Snap Inc. has published its 2017 Q2 report, reporting $182 million in revenue and continuing its downward financial spiral.
The company behind the photo-sharing app Snapchat saw its stock rise to $13.77 after markets closed (08/11/17 UPDATE: now around $12.00 a share), but the overall price has fallen dramatically since the company’s 2017 Q1 announcement, its first earnings announcement since Snap’s IPO.
When Snap Inc. had its public debut, share prices came in at $17, so the current price is still quite a fall from its initial listing. Shares hit a record low of $11.91 on August 3. This large decline of Snap stock is partly due to the expiry of its IPO lockup period, as now early investors and employees can sell shares.
Snap has added 7.3 million daily active users (DAU) in their Q2 this year, totaling 173 million total users. Looking back, the growth of DAU from Q4 2016 to Q1 2017 was eight million, showing a 25 per cent drop in added users compared to this year’s first quarter. Estimates for total 2017 user growth in general hover around 26 million.
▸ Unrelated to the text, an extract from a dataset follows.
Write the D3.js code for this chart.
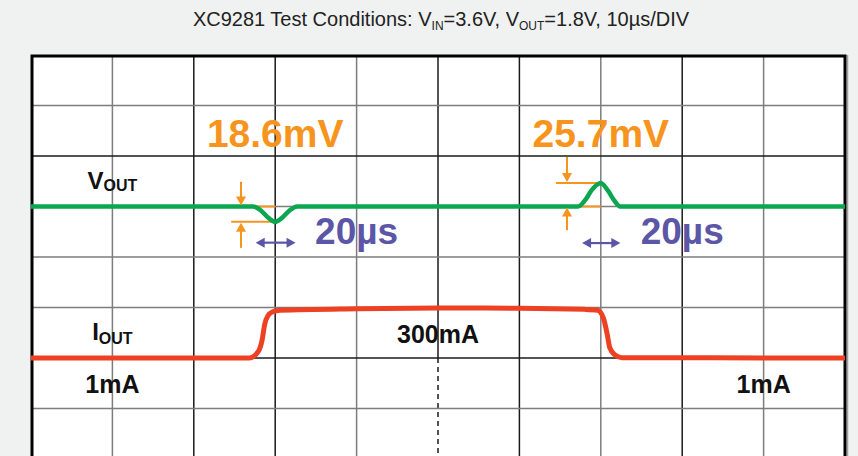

For this quarter, the average revenue per user (ARPU) came in at $1.05, an increase over Q1’s $0.90. This is one of the more important metrics Snap uses, as it is a good indicator of how well a company can monetize its user base.
Still, these results may limit Snap’s eventual growth to profitability, as reports have indicated that the company won’t deliver non-GAAP profits until 2020.
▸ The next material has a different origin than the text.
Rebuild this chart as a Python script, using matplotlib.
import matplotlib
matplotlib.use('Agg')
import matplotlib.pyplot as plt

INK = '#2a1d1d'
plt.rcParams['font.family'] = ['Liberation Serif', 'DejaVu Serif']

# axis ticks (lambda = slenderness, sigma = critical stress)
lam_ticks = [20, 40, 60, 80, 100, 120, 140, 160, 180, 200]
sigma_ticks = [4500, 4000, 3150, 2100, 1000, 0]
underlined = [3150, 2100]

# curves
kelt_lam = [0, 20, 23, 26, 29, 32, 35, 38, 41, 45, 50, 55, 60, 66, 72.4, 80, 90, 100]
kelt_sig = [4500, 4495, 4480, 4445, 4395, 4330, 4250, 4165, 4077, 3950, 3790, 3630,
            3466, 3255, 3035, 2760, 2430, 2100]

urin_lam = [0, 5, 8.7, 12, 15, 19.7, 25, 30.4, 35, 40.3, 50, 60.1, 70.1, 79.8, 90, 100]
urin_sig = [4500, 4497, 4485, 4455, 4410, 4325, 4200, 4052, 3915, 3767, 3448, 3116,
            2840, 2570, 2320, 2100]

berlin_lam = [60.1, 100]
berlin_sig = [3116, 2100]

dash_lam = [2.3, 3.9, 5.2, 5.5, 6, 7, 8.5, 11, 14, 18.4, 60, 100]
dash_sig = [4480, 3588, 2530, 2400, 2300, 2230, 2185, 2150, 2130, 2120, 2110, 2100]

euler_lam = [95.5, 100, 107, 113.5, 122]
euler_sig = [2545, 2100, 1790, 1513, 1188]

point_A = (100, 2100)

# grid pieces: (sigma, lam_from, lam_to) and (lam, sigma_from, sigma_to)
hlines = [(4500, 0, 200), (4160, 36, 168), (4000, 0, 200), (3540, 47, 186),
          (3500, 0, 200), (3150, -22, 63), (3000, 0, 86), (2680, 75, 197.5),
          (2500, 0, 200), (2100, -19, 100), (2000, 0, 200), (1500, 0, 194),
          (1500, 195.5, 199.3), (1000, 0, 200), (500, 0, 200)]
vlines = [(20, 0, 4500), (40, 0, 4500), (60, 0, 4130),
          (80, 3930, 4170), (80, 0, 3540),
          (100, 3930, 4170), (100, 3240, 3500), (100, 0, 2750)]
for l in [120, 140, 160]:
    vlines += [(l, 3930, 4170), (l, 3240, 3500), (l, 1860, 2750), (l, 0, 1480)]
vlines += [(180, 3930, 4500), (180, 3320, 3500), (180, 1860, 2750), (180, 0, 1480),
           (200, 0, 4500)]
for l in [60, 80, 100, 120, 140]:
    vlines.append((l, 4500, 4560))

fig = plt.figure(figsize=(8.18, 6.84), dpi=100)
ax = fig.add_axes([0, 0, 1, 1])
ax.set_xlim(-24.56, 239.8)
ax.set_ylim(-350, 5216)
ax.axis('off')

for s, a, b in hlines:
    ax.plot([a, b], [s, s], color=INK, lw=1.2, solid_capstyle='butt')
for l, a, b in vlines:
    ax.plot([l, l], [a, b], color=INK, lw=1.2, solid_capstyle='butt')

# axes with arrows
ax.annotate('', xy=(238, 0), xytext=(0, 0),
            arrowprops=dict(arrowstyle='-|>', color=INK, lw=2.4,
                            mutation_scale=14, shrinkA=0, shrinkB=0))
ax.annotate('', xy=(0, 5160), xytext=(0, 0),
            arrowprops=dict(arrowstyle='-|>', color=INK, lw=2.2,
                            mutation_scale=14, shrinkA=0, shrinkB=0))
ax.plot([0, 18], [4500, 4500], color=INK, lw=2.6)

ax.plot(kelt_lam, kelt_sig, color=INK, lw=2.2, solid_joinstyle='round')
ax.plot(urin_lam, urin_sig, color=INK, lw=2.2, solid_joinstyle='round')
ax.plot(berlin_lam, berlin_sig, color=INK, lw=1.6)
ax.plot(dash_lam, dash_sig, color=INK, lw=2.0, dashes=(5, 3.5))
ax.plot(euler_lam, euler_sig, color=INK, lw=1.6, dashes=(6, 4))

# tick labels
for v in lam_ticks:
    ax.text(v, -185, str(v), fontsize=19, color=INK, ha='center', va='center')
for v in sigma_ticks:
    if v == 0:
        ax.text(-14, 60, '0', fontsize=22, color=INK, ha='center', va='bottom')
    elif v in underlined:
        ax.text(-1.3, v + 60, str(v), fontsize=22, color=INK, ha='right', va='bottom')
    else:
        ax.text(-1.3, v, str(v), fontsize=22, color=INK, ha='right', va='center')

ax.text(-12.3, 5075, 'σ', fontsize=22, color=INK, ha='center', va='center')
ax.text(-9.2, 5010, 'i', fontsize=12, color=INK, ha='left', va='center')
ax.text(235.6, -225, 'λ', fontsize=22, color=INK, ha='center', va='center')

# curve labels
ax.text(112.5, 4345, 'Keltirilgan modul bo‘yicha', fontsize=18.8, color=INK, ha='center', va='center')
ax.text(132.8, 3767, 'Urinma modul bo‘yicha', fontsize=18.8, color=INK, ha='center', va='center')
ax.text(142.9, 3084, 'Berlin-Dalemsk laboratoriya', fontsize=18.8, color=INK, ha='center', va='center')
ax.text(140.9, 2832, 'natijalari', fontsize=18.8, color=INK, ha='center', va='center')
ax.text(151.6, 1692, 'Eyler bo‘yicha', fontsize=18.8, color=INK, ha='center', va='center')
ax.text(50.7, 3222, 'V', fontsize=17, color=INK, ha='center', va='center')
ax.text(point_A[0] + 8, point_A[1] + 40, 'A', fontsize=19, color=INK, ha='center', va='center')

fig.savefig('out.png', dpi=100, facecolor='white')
Last quarter Snap reported that users spend around 30 minutes on the app, compared to the 25-30 minute estimations during the IPO period. Over 25 per cent of smartphone users in the US, UK, and France now use Snapchat every day, according to CEO Evan Spiegel. Snap is making a big push towards helping advertisers use the platform, with self-serve and programmatic advertising, meaning a larger base of digital marketers can more effectively manage and create campaigns.
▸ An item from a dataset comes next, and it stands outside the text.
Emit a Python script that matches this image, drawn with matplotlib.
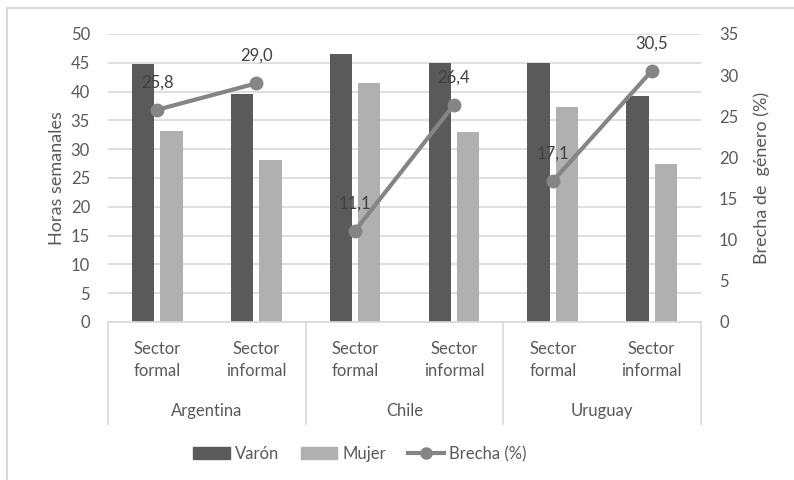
import matplotlib
matplotlib.use("Agg")
import matplotlib.pyplot as plt
from matplotlib.patches import Rectangle, Patch
from matplotlib.lines import Line2D
import numpy as np

plt.rcParams['font.family'] = ['Lato', 'DejaVu Sans']

countries = ["Argentina", "Chile", "Uruguay"]
sectors = ["Sector\nformal", "Sector\ninformal"]
varon = [44.8, 39.6, 46.6, 45.0, 45.0, 39.3]
mujer = [33.2, 28.1, 41.5, 33.0, 37.3, 27.4]
brecha = [25.8, 29.0, 11.1, 26.4, 17.1, 30.5]
brecha_labels = ["25,8", "29,0", "11,1", "26,4", "17,1", "30,5"]

C_VARON = "#5a5a5a"
C_MUJER = "#b0b0b0"
C_LINE = "#858585"
C_TEXT = "#595959"
C_GRID = "#d9d9d9"

W, H = 794, 480
fig = plt.figure(figsize=(W/100, H/100), dpi=100)
fig.patches.append(Rectangle((7/W, -0.05), 1.0, (480-8)/H + 0.05, transform=fig.transFigure,
                             fill=False, edgecolor="#d9d9d9", linewidth=1.5))

L, R, T, B = 108, 701, 34, 322
ax = fig.add_axes([L/W, 1-B/H, (R-L)/W, (B-T)/H])
ax2 = ax.twinx()

n = len(varon)
x = np.arange(n)
bw = 0.225
off = 0.143
ax.bar(x-off, varon, bw, color=C_VARON, zorder=2)
ax.bar(x+off, mujer, bw, color=C_MUJER, zorder=2)
ax.set_xlim(-0.5, n-0.5)
ax.set_ylim(0, 50)
ax.set_yticks(np.arange(0, 51, 5))
ax.yaxis.grid(True, color=C_GRID, linewidth=1.2, zorder=0)
ax.set_axisbelow(True)
for s in ax.spines.values():
    s.set_visible(False)
for s in ax2.spines.values():
    s.set_visible(False)
ax.set_xticks([])
ax.tick_params(axis='y', length=0, labelsize=12, labelcolor=C_TEXT, pad=13)
ax.set_ylabel("Horas semanales", fontsize=13, color=C_TEXT, labelpad=4)

ax2.set_ylim(0, 35)
ax2.set_yticks(np.arange(0, 36, 5))
ax2.tick_params(axis='y', length=0, labelsize=12, labelcolor=C_TEXT, pad=13)
ax2.set_ylabel("Brecha de  género (%)", fontsize=13, color=C_TEXT, labelpad=11)

for g in range(len(countries)):
    xs = x[2*g:2*g+2]
    ys = brecha[2*g:2*g+2]
    ax2.plot(xs, ys, color=C_LINE, linewidth=3, marker='o', markersize=9, zorder=3)
for i in range(n):
    ax2.annotate(brecha_labels[i], (x[i], brecha[i]), xytext=(0, 14), textcoords='offset points',
                 ha='center', va='bottom', fontsize=12, color="#404040", zorder=4)

# category axis
tr = ax.get_xaxis_transform()
ax.plot([-0.5, n-0.5], [0, 0], transform=tr, color=C_GRID, linewidth=1.2, clip_on=False)
for k in range(len(countries)+1):
    xv = -0.5 + 2*k
    ax.plot([xv, xv], [0, -0.354], transform=tr, color=C_GRID, linewidth=1.2, clip_on=False)
for i in range(n):
    ax.text(x[i], -0.132, sectors[i % 2], transform=tr, ha='center', va='center',
            fontsize=12, color=C_TEXT, linespacing=1.45)
for g, c in enumerate(countries):
    ax.text(2*g+0.5, -0.309, c, transform=tr, ha='center', va='center',
            fontsize=12, color=C_TEXT)

handles = [Patch(color=C_VARON, label="Varón"), Patch(color=C_MUJER, label="Mujer"),
           Line2D([0], [0], color=C_LINE, linewidth=3, marker='o', markersize=8, label="Brecha (%)")]
fig.legend(handles=handles, loc='center', bbox_to_anchor=(360/W, 1-454/H), ncol=3, frameon=False,
           fontsize=12, labelcolor=C_TEXT, handlelength=2.2, handletextpad=0.3, columnspacing=1.3)

fig.savefig("out.png", dpi=100)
Snap’s declining growth numbers can also be attributed to its non-ability to remain competitive with larger social media networks. Facebook and Instagram have both introduced stories, with the latter having already passed the popularity of Snap’s own version of daily user updates. Let’s also not forget the report that Snap CEO Evan Spiegel declined a $30 billion buyout from Google.